**** Recorded data ****

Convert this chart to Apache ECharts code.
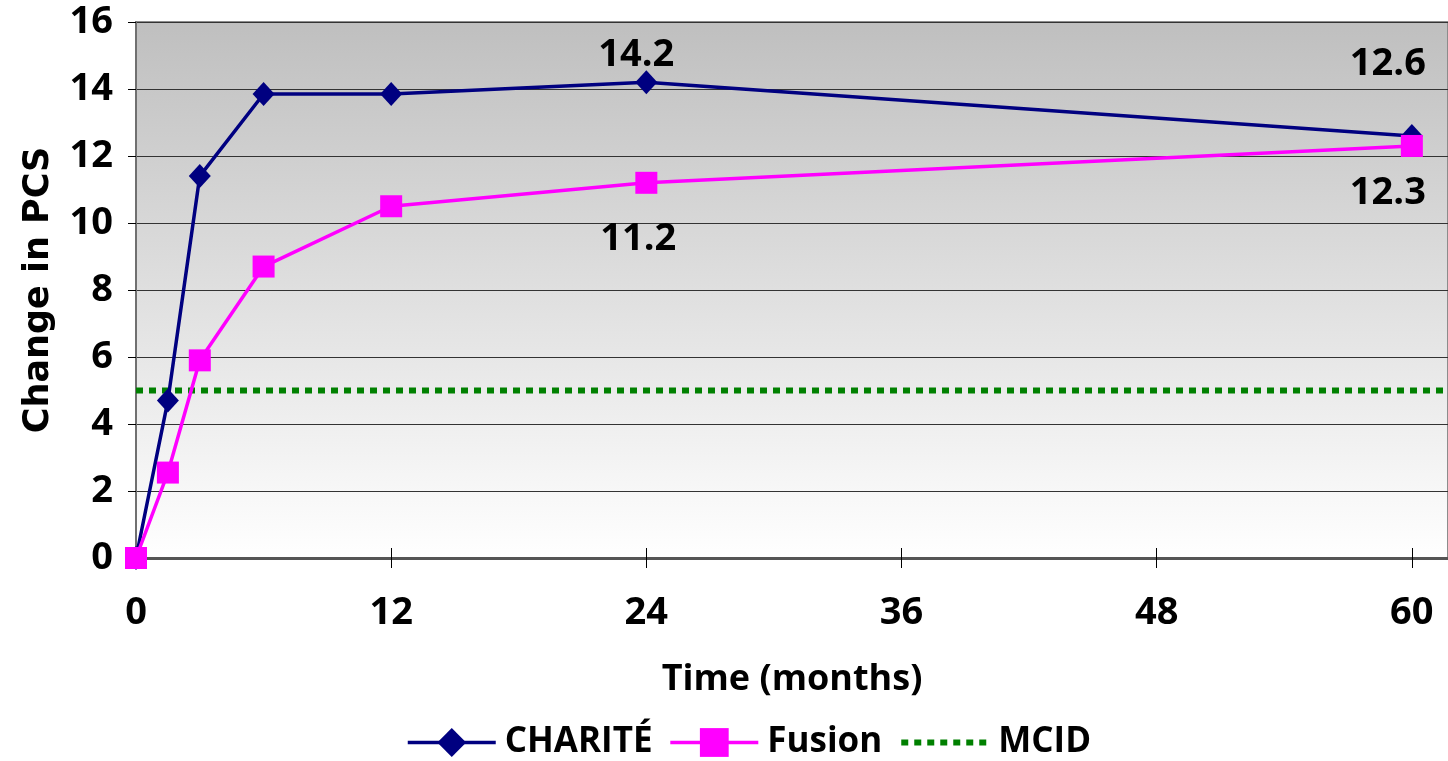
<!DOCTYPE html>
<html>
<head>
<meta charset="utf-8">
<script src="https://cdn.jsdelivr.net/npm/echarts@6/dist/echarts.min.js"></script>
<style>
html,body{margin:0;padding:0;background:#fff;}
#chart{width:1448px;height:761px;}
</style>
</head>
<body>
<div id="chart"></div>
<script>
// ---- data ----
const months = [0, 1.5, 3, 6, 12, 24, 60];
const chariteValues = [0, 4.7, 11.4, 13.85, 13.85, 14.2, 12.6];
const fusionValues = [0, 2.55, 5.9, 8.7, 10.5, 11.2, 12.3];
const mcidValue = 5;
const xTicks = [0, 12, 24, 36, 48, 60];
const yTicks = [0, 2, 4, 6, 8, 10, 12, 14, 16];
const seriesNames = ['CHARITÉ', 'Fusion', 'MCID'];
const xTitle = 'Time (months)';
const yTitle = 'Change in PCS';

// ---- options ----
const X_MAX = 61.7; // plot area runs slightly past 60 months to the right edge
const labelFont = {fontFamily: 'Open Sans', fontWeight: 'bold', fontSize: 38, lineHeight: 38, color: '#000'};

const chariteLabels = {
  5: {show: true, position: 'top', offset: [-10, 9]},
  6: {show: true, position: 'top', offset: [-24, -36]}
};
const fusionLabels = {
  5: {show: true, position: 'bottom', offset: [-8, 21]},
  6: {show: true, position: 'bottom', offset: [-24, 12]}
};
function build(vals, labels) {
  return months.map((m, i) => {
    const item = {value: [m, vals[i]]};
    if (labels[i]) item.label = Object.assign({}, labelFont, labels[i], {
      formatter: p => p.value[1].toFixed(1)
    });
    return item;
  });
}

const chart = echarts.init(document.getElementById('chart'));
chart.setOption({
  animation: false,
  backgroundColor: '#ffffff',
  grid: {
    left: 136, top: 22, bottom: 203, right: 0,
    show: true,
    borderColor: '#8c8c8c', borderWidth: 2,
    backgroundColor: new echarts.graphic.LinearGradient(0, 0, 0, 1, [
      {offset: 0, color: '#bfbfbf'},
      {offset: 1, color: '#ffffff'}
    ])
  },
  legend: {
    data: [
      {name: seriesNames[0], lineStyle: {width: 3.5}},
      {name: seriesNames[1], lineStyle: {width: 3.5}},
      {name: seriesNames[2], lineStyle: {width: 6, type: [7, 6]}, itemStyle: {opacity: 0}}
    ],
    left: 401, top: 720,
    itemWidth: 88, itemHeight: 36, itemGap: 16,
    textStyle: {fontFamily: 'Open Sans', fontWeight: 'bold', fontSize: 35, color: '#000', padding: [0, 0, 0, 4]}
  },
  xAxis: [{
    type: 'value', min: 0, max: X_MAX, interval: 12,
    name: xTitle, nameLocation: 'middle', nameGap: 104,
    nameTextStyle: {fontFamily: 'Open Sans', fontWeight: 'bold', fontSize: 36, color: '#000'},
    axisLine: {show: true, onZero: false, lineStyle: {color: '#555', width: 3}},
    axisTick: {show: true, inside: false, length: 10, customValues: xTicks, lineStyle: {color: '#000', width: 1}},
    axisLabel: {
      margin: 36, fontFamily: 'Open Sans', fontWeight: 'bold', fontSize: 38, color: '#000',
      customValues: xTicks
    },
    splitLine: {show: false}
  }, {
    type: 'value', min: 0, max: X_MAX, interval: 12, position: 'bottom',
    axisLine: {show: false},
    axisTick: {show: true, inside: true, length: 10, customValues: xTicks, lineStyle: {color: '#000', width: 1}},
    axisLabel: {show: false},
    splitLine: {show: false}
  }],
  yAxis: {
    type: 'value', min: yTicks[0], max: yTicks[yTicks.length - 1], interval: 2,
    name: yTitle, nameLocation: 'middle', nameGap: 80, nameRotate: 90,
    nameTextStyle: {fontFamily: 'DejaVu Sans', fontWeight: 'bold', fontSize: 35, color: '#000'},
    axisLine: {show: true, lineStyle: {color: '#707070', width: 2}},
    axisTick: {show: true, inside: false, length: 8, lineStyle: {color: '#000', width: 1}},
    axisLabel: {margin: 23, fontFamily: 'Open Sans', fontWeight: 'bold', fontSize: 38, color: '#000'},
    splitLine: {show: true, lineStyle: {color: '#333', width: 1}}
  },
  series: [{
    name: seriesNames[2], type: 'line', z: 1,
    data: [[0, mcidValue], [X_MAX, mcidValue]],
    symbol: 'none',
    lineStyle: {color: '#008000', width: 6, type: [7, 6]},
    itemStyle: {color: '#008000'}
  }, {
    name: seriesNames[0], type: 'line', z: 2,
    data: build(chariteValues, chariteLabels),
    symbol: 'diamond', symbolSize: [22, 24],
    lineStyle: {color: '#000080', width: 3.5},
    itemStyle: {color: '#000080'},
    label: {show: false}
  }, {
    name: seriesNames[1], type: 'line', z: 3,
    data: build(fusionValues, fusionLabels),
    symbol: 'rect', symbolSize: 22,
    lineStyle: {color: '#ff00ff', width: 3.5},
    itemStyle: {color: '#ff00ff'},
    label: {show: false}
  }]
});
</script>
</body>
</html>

****

» What is being asked
Everything from the top line of the data down to and including the line with "const yTitle = 'Change in PCS';" is to be copied, except the pictures.

» Exercise result
Convert this chart to Apache ECharts code.
<!DOCTYPE html>
<html>
<head>
<meta charset="utf-8">
<script src="https://cdn.jsdelivr.net/npm/echarts@6/dist/echarts.min.js"></script>
<style>
html,body{margin:0;padding:0;background:#fff;}
#chart{width:1448px;height:761px;}
</style>
</head>
<body>
<div id="chart"></div>
<script>
// ---- data ----
const months = [0, 1.5, 3, 6, 12, 24, 60];
const chariteValues = [0, 4.7, 11.4, 13.85, 13.85, 14.2, 12.6];
const fusionValues = [0, 2.55, 5.9, 8.7, 10.5, 11.2, 12.3];
const mcidValue = 5;
const xTicks = [0, 12, 24, 36, 48, 60];
const yTicks = [0, 2, 4, 6, 8, 10, 12, 14, 16];
const seriesNames = ['CHARITÉ', 'Fusion', 'MCID'];
const xTitle = 'Time (months)';
const yTitle = 'Change in PCS';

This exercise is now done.